Il a marqué les Antilles lors d'un déplacement compliqué, durant lequel il a su trouver les mots. Il a mis ces territoires au coeur de la diplomatie en y recevant le président américain Gerald Ford, puis lors d'un sommet avec les dirigeants américain, britannique et allemand.

Il a pris une décision difficile sur les Comores, qui a préfiguré la départementalisation de Mayotte. Son Premier ministre, Raymond Barre, avait un lien charnel avec La Réunion.

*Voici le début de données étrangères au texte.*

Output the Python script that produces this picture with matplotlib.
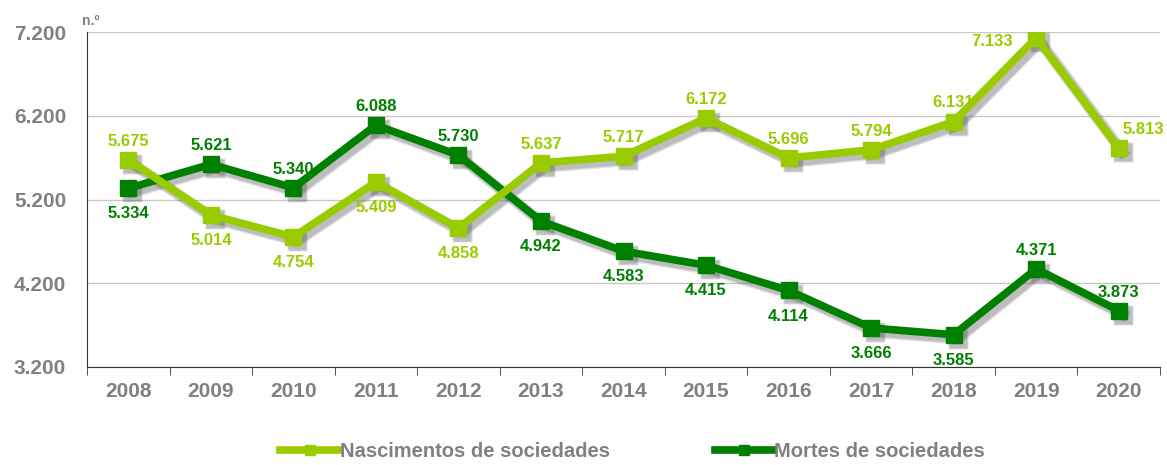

Dans le Pacifique, il fut le premier Président de la République à se rendre à Wallis, et y annonça l'arrivée de la radio. Rappelons le rôle du président Valéry Giscard d'Estaing pour la Polynésie, avec ce cheminement sur le statut d'autonomie. En Nouvelle-Calédonie, territoire que je regarde avec tendresse mais inquiétude, il fut le premier président à lancer la grande réforme foncière, le plan Dijoud, premier acte de rééquilibrage en faveur des Kanaks.

Je garde le souvenir d'un homme intelligent, érudit, très drôle, curieux, bienveillant et parfois taquin, passionné par les éoliennes et le nucléaire, et par la place de la France en Europe.

Il a occupé avec plaisir des fonctions exécutives locales, notamment à la présidence du conseil régional d'Auvergne. Je salue son humilité après la présidence de la République, ainsi que son parcours d'homme de lettres - il était académicien. Il n'eut qu'un seul tort, ne pas être sénateur. (Sourires) Cependant, il a défendu le bicamérisme avec passion mais aussi un grand sens de l'équilibre.

(Mesdames et messieurs les sénateurs et le ministre observent un moment de recueillement.)